The IOC sees it, so far, as an experiment and a way to bring more of the world into the Games. The magnificent, sometimes brutal waves off Teahupo’o certainly will be more spectacular than anywhere in Europe and Bach signaled that he’s in favor of this wild idea. At his news conference following the Executive Board meetings on 5 December, he was asked if the Paris 2024 venues should be closer to home.

“For equal conditions, we stay closer,” he said. So much for that.

But Bach and his colleagues have to also understand that such decisions, taken freely and without extenuating circumstances – like the quarantine of horses in Australia that forced the equestrian events to be held in Stockholm in 1956 – create precedents.

Taken to its logical conclusion, the placement of surfing in Tahiti – the only foreign country to be part of the French Republic – is the start of the deconstruction of the Olympic Games.

The idea of holding an Olympic Games all over a country or even across a geographic region with multiple countries included, is here. Now.

Stockholm’s unsuccessful bid for the 2026 Olympic Winter Games proposed the sliding sports in an existing facility in Sigulda, Latvia, 356 miles across the Baltic Sea. Now the approved distance will be about 10,000 miles.

So what can we look for in the future?

First, as the IOC is desperate to hold events in Africa, as shown by the award – without election – of the 2022 Youth Olympic Games to Dakar, Senegal – which events from Paris 2024 can be switched to former French colonies?
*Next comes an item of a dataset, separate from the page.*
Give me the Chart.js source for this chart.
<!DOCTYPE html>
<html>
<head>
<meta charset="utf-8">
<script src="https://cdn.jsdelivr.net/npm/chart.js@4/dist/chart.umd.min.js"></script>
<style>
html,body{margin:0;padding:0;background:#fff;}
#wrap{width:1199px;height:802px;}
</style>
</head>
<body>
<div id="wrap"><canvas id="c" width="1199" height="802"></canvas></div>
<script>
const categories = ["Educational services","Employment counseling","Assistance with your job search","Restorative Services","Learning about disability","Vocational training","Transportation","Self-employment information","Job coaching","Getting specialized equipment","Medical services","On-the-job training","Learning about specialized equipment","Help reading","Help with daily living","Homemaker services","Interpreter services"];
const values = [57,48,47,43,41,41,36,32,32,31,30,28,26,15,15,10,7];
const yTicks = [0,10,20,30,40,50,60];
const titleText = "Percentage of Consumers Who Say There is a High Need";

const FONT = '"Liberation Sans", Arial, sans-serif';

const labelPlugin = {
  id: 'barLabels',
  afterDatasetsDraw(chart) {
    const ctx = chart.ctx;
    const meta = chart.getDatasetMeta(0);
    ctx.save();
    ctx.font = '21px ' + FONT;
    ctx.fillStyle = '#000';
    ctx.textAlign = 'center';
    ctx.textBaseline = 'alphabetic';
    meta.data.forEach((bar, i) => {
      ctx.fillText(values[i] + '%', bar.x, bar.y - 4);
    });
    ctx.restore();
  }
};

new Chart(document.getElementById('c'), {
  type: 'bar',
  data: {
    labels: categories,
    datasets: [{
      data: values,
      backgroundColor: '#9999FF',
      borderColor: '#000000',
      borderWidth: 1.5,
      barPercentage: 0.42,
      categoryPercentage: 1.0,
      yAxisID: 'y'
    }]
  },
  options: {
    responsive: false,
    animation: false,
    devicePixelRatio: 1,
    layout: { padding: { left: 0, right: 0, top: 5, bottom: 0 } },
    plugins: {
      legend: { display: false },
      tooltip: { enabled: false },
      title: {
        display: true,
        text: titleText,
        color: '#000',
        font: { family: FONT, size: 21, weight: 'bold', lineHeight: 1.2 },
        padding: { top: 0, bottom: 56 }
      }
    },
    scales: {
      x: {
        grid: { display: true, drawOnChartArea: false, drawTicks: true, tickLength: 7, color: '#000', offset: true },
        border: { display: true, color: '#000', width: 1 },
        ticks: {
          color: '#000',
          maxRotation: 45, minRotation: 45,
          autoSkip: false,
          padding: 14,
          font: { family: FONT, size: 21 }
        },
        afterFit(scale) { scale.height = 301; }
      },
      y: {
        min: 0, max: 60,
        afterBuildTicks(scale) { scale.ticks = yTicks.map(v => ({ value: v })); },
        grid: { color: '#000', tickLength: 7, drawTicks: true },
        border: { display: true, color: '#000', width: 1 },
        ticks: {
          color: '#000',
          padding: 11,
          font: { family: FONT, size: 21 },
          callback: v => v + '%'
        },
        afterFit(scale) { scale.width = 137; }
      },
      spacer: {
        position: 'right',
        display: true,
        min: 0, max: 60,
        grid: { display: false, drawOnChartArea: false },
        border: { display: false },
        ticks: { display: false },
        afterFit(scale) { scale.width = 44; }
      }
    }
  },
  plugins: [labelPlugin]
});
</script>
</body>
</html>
Algeria, Morocco and Tunisia in the northern part of the continent, and Benin, Burkina-Faso, Cameroon, the Central African Republic, Chad, Congo, Cote d’Ivoire, Djibouti, Mali, Gabon, Guinea, Mauritania and Senegal all qualify.
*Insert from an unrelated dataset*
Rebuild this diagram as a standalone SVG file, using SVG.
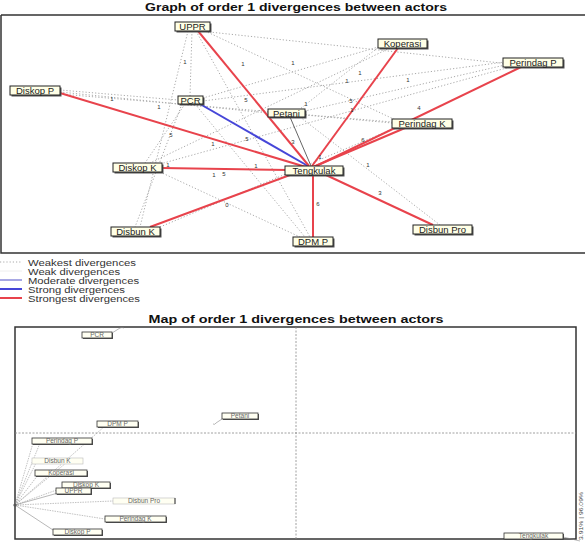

Beyond 2024, the question can then be asked about Los Angeles in 2028?

In 1984, FIFA insisted that the Los Angeles Olympic Organizing Committee hold soccer matches outside the L.A. area, even though there were sufficient venues to host the entire tournament locally. Besides the Rose Bowl in Pasadena, preliminary matches were held at Stanford, California (Stanford Stadium) and on the East Coast at Cambridge, Massachusetts (Harvard Stadium) and Annapolis, Maryland (Navy-Marine Corps Memorial Stadium).
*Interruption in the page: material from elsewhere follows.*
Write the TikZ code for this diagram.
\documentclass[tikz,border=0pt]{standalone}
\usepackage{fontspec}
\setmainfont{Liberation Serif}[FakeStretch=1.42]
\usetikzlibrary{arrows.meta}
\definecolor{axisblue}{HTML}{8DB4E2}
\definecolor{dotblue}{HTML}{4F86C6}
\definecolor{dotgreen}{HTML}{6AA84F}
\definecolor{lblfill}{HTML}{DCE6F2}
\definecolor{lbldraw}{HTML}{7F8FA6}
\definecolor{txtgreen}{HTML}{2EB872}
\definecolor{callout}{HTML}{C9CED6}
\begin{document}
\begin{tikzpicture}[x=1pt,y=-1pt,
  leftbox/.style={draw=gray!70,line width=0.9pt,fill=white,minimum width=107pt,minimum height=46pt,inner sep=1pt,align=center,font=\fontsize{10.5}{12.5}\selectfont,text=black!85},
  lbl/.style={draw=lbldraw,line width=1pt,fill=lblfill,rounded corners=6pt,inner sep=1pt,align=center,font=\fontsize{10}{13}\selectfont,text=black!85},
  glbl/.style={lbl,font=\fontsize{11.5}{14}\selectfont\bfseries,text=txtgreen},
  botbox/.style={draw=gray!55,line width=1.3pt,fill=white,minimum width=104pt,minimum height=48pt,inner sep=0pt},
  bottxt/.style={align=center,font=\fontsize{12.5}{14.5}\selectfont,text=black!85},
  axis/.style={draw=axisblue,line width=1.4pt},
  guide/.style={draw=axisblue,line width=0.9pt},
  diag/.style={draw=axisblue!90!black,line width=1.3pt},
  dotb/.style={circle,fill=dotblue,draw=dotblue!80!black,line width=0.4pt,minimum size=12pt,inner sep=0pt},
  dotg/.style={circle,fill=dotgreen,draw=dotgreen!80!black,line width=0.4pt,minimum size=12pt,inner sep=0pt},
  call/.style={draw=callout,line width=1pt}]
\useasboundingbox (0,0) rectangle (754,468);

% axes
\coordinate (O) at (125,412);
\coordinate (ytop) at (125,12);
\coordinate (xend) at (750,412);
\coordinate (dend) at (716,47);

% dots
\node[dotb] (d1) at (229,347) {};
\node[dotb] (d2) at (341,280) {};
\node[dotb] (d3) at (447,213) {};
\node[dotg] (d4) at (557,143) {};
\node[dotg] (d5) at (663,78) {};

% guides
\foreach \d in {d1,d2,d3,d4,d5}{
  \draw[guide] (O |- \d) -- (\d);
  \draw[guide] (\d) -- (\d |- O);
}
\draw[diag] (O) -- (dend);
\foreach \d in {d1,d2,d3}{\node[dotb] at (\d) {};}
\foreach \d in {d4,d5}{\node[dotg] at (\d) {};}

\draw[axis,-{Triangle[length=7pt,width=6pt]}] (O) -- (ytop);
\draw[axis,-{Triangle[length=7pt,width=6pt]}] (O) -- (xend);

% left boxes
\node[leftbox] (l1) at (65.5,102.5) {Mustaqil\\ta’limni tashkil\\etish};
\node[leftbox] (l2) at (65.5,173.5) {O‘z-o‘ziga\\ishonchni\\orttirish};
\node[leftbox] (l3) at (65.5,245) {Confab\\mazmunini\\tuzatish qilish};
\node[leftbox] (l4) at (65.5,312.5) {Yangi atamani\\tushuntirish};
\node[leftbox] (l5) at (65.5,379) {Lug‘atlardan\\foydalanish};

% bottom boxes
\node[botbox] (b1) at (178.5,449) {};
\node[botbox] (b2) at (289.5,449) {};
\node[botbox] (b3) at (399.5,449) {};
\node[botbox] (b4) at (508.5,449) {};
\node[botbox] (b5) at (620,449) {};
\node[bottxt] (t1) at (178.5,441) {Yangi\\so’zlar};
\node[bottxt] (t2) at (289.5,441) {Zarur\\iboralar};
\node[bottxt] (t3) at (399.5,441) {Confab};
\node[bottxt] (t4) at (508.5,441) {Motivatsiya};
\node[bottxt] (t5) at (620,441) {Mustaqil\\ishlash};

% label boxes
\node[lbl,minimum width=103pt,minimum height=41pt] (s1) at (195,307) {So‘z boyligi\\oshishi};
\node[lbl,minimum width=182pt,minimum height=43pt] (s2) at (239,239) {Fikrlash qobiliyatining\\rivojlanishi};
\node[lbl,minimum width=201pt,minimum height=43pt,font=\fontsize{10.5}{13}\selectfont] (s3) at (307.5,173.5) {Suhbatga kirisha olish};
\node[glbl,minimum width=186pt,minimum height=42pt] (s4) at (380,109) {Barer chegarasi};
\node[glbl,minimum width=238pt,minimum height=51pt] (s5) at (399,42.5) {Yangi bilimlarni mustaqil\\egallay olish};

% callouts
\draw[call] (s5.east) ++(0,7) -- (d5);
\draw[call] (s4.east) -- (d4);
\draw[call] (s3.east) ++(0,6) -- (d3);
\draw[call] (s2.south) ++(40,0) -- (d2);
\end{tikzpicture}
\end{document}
So why not have 2028 events in Puerto Rico, a U.S. commonwealth? Major League Baseball has held games there over several decades and there are good arenas for basketball or similar sports. And the distance is just 3,364 miles from L.A. to the middle of the Caribbean, or just a third of way from Paris to Tahiti.

The LA28 organizers will have little interest in this, and are readying to host the Games of the XXXIV Olympiad in a region which has welcomed this event like nowhere else on the planet for nearly a century. And as the IOC and Paris 2024 consider beginning the disassembly of an event modeled after an ancient celebration that took place in only one venue – Olympia – for centuries, Bach himself gave the rationale for staying together at the IOC’s eSports Forum back in July 2018. Noting the comments of Overwatch star Jake Lyon of the U.S. about the feeling of online competitors for each other through eSports events, Bach explained:

“That’s our world. This is why the Olympic Games, so far, as the only event and they still are, even with regard to e-games, where we have all the world together at one place at the same time. We have in the Olympic Games all 206 National Olympic Committees being in one stadium and living together in one Olympic Village. So this is just the idea of our universe.

“You manage this in a different way. And again, it’s the same passion, it’s the same idea in some respects but there is still the difference, you know? In our world, the communication is real. They look into each other’s eyes. They go afterwards to share their meal. In your world, it’s online.”

With the IOC’s imminent approval of surfing in Tahiti for “Paris 2024,” the only glimpse those competitors will get of the Olympic Village, or of athletics, swimming or gymnastics, will be on television or online. Is there an eSports surfing game? Let’s hold that in Tahiti, too.